Here’s a little context. I understand the Pharisees in Jesus’ day had kind of codified the Jewish law. Something between six and seven hundred laws or something, that people were supposed to obey – including laws about what you could or couldn’t do on the Sabbath. Now a lot of us hear about seven hundred laws and we think that’s oppressive. That wasn’t the idea. I mean, walk into a law library someday – we’ve got a whale of a lot more than seven hundred laws here in Canada! Seven hundred is meant to be something easy, something to settle the conscience.
When the disciples went through the field, and picked some grain and ate it, that is lawful. According to the law, it was okay to pick from someone else’s field if you were hungry. But technically, rubbing the grain in your hands to clean the chaff was harvesting – not okay on the Sabbath.
And healing, of course, is not against the law. But in order for doctors to have a Sabbath too, it was not lawful to do any healing except for emergencies on the Sabbath. What Jesus did in the synagogue was not an emergency healing.
It’s just that sometimes rules can oppress. Sometimes rules can be used to keep people down. Sometimes rules can be used as an excuse to judge someone.
Last slide, please?
Sabbath is a day to be free and light. In order to do that, we must say no to some things – maybe some things that are good on other days. The aim is not to oppress, but to be free. The trick is to walk that fine line, between a “no” that is difficult but necessary, and a “no” that squelches the very life that we are looking to find.

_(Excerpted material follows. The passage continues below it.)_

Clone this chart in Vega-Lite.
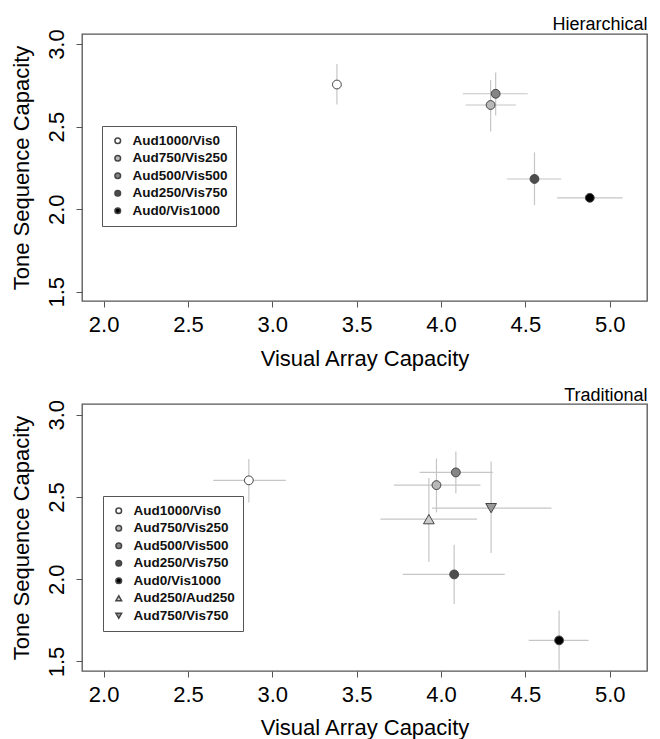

Good luck finding your way. I invite you again this morning into an experience of Sabbath. Not just a day off. Sabbath is a day to rehearse for heaven. It’s a day to practice the Kingdom of God. It’s a day of paradise – of rest, and holy delight. Like any of the great practices, it can contain the whole of the gospel, and it can open the way for God to enter our lives. Come let’s join together, and taste and see that the LORD is good. AMEN.